I have a string variable
Code:
People
that provides a sentence about the number and type of people on board of boats. I want to convert this variable into three variables:
Code:
N_all
for the total number of passengers,
Code:
N_crew
for the number of crew and
Code:
N_children
for the number of children.
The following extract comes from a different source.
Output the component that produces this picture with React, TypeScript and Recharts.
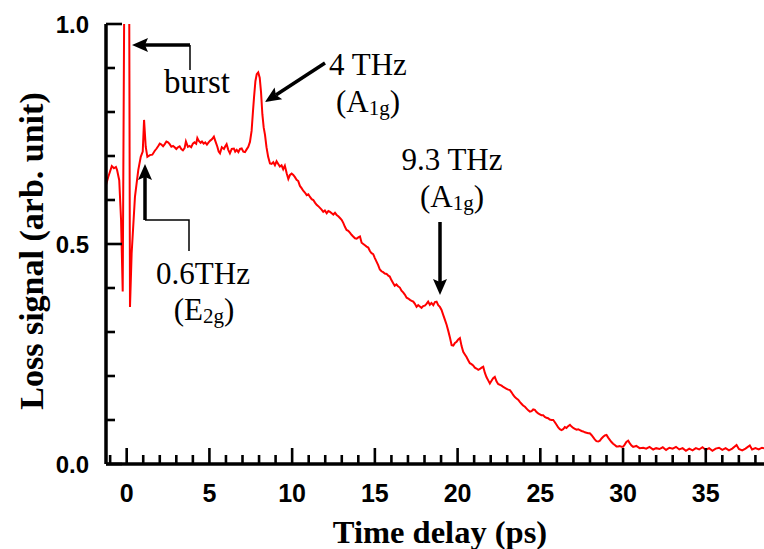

The text is inconsistent in that it doesn't mention crew or children if there are none, e.g.:
Code:
* Example generated by -dataex-. To install: ssc install dataex
clear
input str29 People
"49 (2 crew, 17 children) "
"50 (1 crew, 8 children) " 
"40 (2 crew, 4 children) " 
"47 (2 crew, 13 children) "
"27 (2 crew, 4 children) " 
"58 (2, crew, 2 children) "
"38 (2 crew, 3 children) " 
"28 (2 crew, 2 children) " 
"20 (2 crew) "             
"3 (1 crew) "              
"3 (2 crew) "              
"41 (1 crew, 9 children) " 
"10 (3 crew) "             
"37 (6 children) "         
"3 (2 crew) "              
"4 "                       
end
I created N_all via:
Code:
gen         N_all = regexs(0) if regexm(People, "^[0-9]+")
But I have not been able to successfully extract the crew or children using regular expressions. For example,
Code:
gen         N_crew = regexs(0) if regexm(People, "(\d+)[^\d]+?(?=crew)")
gives the error "regexp: nested *?+". What am I doing wrong?